Thankfully, Maharrey was wearing three layers of clothing during the March 17 attack. Long johns, a heavy camo shirt, and a Ghillie suit -- one of those outfits designed to make hunters look like Chewbacca -- protected him against serious injury. According to an incident report filed on April 4th with the FWC, Maharrey suffered only a four-inch wound on his left shoulder and two puncture wounds on his left thigh.
He says that he wasn't scared and that he waited days to go to the doctor. The only thing he's worried about is rabies -- and he's about to start his first series of shots on Friday, although he thinks he would have been toast if the animal were truly rabid.

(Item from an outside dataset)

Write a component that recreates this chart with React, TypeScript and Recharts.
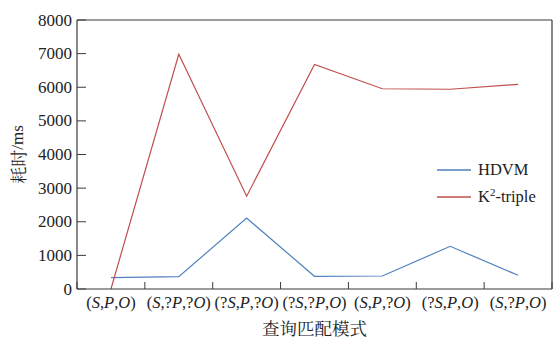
import React from 'react';
import { LineChart, Line, XAxis, YAxis, ReferenceLine, Legend } from 'recharts';

const categories = ['(S,P,O)', '(S,?P,?O)', '(?S,P,?O)', '(?S,?P,O)', '(S,P,?O)', '(?S,P,O)', '(S,?P,O)'];
const hdvm = [336, 366, 2110, 377, 387, 1270, 407];
const k2triple = [0, 6980, 2760, 6680, 5955, 5940, 6085];
const yTicks = [0, 1000, 2000, 3000, 4000, 5000, 6000, 7000, 8000];

const data = categories.map((c, i) => ({ pos: i + 0.5, cat: c, hdvm: hdvm[i], k2: k2triple[i] }));
const xTicks: number[] = [];
for (let i = 0; i <= categories.length; i++) {
  xTicks.push(i);
  if (i < categories.length) xTicks.push(i + 0.5);
}

const FONT = 'Liberation Serif';
const CJK = 'Noto Serif CJK SC';
const AXIS = '#3a3a3a';
const BLUE = '#4f81bd';
const RED = '#c0504d';

const renderCat = (s: string) =>
  s.split('').map((ch, k) =>
    ch === 'S' || ch === 'P' || ch === 'O' ? (
      <tspan key={k} fontStyle="italic">{ch}</tspan>
    ) : (
      <tspan key={k}>{ch}</tspan>
    )
  );

const XTick = (props: any) => {
  const { x, y, payload } = props;
  const v = payload.value as number;
  if (Number.isInteger(v)) {
    return <line x1={x} x2={x} y1={y} y2={y - 7} stroke={AXIS} strokeWidth={1} />;
  }
  const idx = Math.floor(v);
  return (
    <text x={x} y={y} dy={19} textAnchor="middle" fontFamily={FONT} fontSize={16.5} fill="#222">
      {renderCat(categories[idx])}
    </text>
  );
};

const YTick = (props: any) => {
  const { x, y, payload } = props;
  return (
    <g>
      <line x1={x} x2={x + 9} y1={y} y2={y} stroke={AXIS} strokeWidth={1} />
      <text x={x - 5} y={y} dy={5.5} textAnchor="end" fontFamily={FONT} fontSize={17} fill="#222">
        {payload.value}
      </text>
    </g>
  );
};

const LegendContent = () => (
  <div style={{ fontFamily: FONT, fontSize: 16.5, color: '#222', lineHeight: '27px' }}>
    <div style={{ display: 'flex', alignItems: 'center' }}>
      <svg width={34} height={4} style={{ marginRight: 7 }}>
        <line x1={0} x2={34} y1={2} y2={2} stroke={BLUE} strokeWidth={1.3} />
      </svg>
      <span>HDVM</span>
    </div>
    <div style={{ display: 'flex', alignItems: 'center' }}>
      <svg width={34} height={4} style={{ marginRight: 7 }}>
        <line x1={0} x2={34} y1={2} y2={2} stroke={RED} strokeWidth={1.3} />
      </svg>
      <span>
        K<sup style={{ fontSize: 11, verticalAlign: 'top', lineHeight: '18px' }}>2</sup>-triple
      </span>
    </div>
  </div>
);

export default function App() {
  return (
    <div style={{ position: 'absolute', left: 0, top: 0, width: 553, height: 338, background: '#fff' }}>
      <LineChart width={553} height={338} data={data} margin={{ top: 20, right: 1, bottom: 0, left: 0 }}>
        <XAxis
          dataKey="pos"
          type="number"
          domain={[0, 7]}
          ticks={xTicks}
          interval={0}
          tick={<XTick />}
          tickLine={false}
          tickSize={0}
          tickMargin={0}
          height={49}
          stroke={AXIS}
          axisLine={{ stroke: AXIS, strokeWidth: 1.2 }}
          label={{
            content: (p: any) => {
              const vb = p.viewBox || {};
              const cx = (vb.x ?? 77) + (vb.width ?? 475) / 2;
              return (
                <text x={cx} y={334.5} textAnchor="middle" fontFamily={CJK} fontSize={17.5} fill="#222">
                  查询匹配模式
                </text>
              );
            },
          }}
        />
        <YAxis
          type="number"
          domain={[0, 8000]}
          ticks={yTicks}
          interval={0}
          tick={<YTick />}
          tickLine={false}
          tickSize={0}
          tickMargin={0}
          width={77}
          axisLine={{ stroke: AXIS, strokeWidth: 1.2 }}
          label={{
            content: (p: any) => {
              const vb = p.viewBox || {};
              const cx = 17;
              const cy = (vb.y ?? 20) + (vb.height ?? 269) / 2;
              return (
                <text
                  x={cx}
                  y={cy}
                  transform={`rotate(-90, ${cx}, ${cy})`}
                  textAnchor="middle"
                  dominantBaseline="central"
                  fill="#222"
                  fontSize={17}
                >
                  <tspan fontFamily={CJK}>耗时</tspan>
                  <tspan fontFamily={FONT}>/ms</tspan>
                </text>
              );
            },
          }}
        />
        <ReferenceLine y={8000} stroke={AXIS} strokeWidth={1.2} />
        <ReferenceLine x={7} stroke={AXIS} strokeWidth={1.2} />
        <Line type="linear" dataKey="hdvm" stroke={BLUE} strokeWidth={1.2} dot={false} isAnimationActive={false} />
        <Line type="linear" dataKey="k2" stroke={RED} strokeWidth={1.2} dot={false} isAnimationActive={false} />
        <Legend
          layout="horizontal"
          verticalAlign="middle"
          align="center"
          content={<LegendContent />}
          wrapperStyle={{ position: 'absolute', left: 437, top: 156, width: 'auto' }}
        />
      </LineChart>
    </div>
  );
}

And he's right that his experience is unique, if it's true. "This is the first report we've ever had on this type of incident," says Gary Morse, spokesman for the FWC's Southwest regional office. "My guess is that he was making turkey sounds and that's what attracted the panther."

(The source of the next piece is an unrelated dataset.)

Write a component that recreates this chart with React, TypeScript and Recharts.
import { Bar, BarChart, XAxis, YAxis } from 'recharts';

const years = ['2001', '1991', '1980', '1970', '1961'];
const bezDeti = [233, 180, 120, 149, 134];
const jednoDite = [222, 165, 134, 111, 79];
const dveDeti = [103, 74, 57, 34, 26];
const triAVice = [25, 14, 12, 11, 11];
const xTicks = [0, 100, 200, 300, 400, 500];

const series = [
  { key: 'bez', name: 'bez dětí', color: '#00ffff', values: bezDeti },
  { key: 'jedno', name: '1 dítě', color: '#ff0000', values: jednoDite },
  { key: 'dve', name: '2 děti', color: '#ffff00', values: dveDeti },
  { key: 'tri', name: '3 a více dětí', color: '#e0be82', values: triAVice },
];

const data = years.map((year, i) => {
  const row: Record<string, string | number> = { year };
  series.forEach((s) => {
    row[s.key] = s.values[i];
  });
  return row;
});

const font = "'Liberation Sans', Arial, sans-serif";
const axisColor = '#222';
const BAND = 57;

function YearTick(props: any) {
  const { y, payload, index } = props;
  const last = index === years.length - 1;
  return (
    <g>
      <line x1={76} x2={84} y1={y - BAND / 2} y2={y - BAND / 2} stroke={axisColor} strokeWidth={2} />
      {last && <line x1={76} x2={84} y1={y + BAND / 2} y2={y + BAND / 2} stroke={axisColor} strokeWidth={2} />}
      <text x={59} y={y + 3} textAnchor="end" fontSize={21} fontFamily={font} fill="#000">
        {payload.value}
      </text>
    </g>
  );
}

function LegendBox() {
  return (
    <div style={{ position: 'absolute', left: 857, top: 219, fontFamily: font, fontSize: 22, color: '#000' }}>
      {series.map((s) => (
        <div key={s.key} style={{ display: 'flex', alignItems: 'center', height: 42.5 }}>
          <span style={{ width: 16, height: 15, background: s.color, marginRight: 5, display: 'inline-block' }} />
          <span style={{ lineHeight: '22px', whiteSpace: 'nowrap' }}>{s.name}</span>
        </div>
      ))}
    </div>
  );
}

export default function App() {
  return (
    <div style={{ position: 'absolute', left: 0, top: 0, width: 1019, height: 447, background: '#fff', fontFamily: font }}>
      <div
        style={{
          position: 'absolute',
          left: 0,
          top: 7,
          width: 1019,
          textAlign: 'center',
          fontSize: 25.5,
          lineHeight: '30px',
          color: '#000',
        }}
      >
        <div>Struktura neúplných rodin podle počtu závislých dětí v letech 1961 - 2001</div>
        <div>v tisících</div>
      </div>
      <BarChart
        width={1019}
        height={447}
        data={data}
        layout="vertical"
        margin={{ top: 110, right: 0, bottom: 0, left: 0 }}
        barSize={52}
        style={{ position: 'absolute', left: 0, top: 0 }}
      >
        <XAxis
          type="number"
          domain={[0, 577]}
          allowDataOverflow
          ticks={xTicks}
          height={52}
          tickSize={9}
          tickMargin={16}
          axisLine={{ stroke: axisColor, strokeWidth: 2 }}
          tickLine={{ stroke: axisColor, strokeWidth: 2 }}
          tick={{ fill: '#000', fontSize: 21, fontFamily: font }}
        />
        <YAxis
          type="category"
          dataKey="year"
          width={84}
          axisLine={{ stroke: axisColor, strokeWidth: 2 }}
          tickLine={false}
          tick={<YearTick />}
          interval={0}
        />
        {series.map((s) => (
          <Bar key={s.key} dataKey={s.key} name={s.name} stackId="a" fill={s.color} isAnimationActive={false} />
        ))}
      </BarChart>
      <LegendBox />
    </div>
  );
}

Maharrey says he didn't report the incident to FWC for several days because he was afraid they might limit hunting in the area if they knew an endangered species was present. He also thought people would call his story BS. While the FWC isn't calling him a liar, they are being understandably skeptical.
"Immediately after learning of the incident, FWC officers visited the individual and took his statement; however, it was not feasible to confirm the details due to the lapse of time from when the event occurred to when the report was made to the FWC," they said in a statement.
Ultimately, though, Maharrey decided to go public. There's an FWC meeting on April 15 about human-wildlife interaction, and he wants attention brought to his theory that panthers are becoming less afraid of humans and that someone is about to get seriously hurt.
Maharrey has some other interesting theories about panthers -- like that the FWC is exaggerating their numbers so they can sell license plates to bleeding-heart liberals and old women in tennis shoes.
"I do recognize that they're endangered, and I absolutely want to see them protected," he says. "Unless another one attacks me -- then I'm going to eat it for breakfast."